In 1999, Mississippi County served the highest percent of those eligible for food stamps at 89%. The ten counties serving the highest percentage of eligibles are: Mississippi, Dunklin 79%, Pemiscot 79%, Scott 76%, Washington 74%, New Madrid 73%, St. Louis City 73%, St. Francois 69%, Lincoln 68%, and Ripley 67%. They are predominately located in the Southeast portion of Missouri with five of the counties located in the extreme southeast corner of the state (Bootheel Region). 35 counties served above the state average of eligible persons.

The average rate of FS decline for Missouri was 19% from 1997 to 1999. Worth County experienced the largest decline in FS participation from 1997 to 1999 at 47%. Taney County actually increased participation by 3% from 1997 to 1999.

The ten counties that experienced the smallest decline in food stamp participation from 1997 to 1999 decreased participation by an average of 5%.

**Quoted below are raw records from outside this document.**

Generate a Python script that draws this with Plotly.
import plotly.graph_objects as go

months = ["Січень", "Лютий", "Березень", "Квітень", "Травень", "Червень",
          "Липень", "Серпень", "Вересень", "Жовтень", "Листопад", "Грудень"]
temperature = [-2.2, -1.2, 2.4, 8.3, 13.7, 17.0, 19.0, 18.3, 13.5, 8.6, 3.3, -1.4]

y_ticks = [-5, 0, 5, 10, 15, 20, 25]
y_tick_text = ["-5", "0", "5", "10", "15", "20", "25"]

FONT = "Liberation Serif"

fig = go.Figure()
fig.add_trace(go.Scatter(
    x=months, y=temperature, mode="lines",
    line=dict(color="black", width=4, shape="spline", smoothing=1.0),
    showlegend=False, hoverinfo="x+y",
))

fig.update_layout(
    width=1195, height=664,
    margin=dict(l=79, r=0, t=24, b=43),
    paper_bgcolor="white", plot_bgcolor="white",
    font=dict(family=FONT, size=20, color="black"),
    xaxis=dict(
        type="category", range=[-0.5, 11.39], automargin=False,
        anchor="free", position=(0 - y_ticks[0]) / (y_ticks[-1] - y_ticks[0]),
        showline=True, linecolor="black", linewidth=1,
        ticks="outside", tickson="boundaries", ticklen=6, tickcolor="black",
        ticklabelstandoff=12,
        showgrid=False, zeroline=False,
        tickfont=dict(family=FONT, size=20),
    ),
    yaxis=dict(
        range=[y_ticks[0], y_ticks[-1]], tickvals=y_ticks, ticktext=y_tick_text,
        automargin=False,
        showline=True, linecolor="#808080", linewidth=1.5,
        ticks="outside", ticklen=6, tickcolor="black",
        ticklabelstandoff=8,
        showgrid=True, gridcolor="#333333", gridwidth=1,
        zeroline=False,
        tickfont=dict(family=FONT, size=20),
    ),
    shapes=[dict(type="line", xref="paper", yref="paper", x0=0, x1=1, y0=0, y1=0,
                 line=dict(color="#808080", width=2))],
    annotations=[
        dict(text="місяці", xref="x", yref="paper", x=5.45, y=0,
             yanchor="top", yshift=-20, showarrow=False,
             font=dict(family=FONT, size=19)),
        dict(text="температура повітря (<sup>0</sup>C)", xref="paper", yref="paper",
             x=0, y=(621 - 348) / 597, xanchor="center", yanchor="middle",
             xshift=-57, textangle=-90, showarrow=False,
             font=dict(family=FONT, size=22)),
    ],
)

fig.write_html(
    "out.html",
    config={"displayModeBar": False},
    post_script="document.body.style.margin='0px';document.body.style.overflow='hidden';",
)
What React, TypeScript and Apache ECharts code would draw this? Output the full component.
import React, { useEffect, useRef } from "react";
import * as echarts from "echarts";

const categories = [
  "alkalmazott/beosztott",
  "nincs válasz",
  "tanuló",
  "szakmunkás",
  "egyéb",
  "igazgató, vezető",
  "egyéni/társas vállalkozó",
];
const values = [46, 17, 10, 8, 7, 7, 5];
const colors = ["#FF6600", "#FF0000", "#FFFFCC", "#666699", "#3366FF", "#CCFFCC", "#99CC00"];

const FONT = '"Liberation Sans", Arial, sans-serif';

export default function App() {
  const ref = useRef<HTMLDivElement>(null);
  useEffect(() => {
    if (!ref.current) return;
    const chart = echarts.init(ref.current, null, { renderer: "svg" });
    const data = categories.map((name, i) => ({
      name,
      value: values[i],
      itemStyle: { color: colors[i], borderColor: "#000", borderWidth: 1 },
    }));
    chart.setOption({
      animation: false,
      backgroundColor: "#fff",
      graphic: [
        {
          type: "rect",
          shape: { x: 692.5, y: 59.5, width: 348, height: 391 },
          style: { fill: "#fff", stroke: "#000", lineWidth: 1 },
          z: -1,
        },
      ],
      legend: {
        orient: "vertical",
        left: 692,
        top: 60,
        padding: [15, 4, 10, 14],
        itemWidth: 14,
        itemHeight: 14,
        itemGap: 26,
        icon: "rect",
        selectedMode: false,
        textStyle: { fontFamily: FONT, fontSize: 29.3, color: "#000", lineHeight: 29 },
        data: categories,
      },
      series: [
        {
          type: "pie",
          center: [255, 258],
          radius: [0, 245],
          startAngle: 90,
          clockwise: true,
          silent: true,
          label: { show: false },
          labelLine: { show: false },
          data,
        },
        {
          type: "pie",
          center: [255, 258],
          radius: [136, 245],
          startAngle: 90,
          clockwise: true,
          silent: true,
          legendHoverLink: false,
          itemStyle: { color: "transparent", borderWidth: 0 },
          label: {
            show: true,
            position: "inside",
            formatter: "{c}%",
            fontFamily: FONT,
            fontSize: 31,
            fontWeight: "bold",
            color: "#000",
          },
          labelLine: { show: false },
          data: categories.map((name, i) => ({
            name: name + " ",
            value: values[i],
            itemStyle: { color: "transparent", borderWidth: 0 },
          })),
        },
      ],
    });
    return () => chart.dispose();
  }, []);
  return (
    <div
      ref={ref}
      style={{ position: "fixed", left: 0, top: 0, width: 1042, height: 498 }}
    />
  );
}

3. Opinions of FS Participation by Missouri DFS County Offices

DFS offices in the twenty counties serving the highest and the lowest number of eligible persons were contacted to identify what strategies they had in place to ensure that persons in their areas who were eligible for food stamps were applying. The results were as follows:

Counties serving the highest number of eligibles identified at least one strategy in place to outreach those believed to be eligible for FS but not participating.

Counties serving the lowest number of eligibles were more likely to be in the strategy development stage.

Almost all of the respondents discussed coordinating with local churches or a ministerial alliance to provide outreach. However, none of the respondents said they worked closely with a local food pantry for referrals. They were generally not certain that food pantries made referrals to the DFS office.

Almost all respondents identified the senior population as the one group that was probably eligible, but not participating. They explained that the elderly probably did not see the benefit of applying for food stamps when they would most likely only get a small amount, $10 to $20 per month in assistance. [ED. NOTE: Seniors have always been eligible for relatively small amounts of FS and have frequently chosen to not participate to avoid the inconvenience. If their participation rate has dropped, it cannot be explained, in our opinion, by the low benefits.]

Almost all respondents felt that people felt a "stigma" in using food stamps, which inhibited them from applying for food stamps. [ED NOTE: Stigma has always characterized FS, so is not, in our opinion a satisfactory explanation for the declining participation rate.]

Almost all respondents felt that the three-month recertification policy and the new Electronic Benefit Transfer (EBT) system, did not inhibit food stamp applicants. [ED. NOTE: Certain state and national advocacy organizations are convinced that three-month recertification and EBT do indeed suppress participation. Further research is indicated.]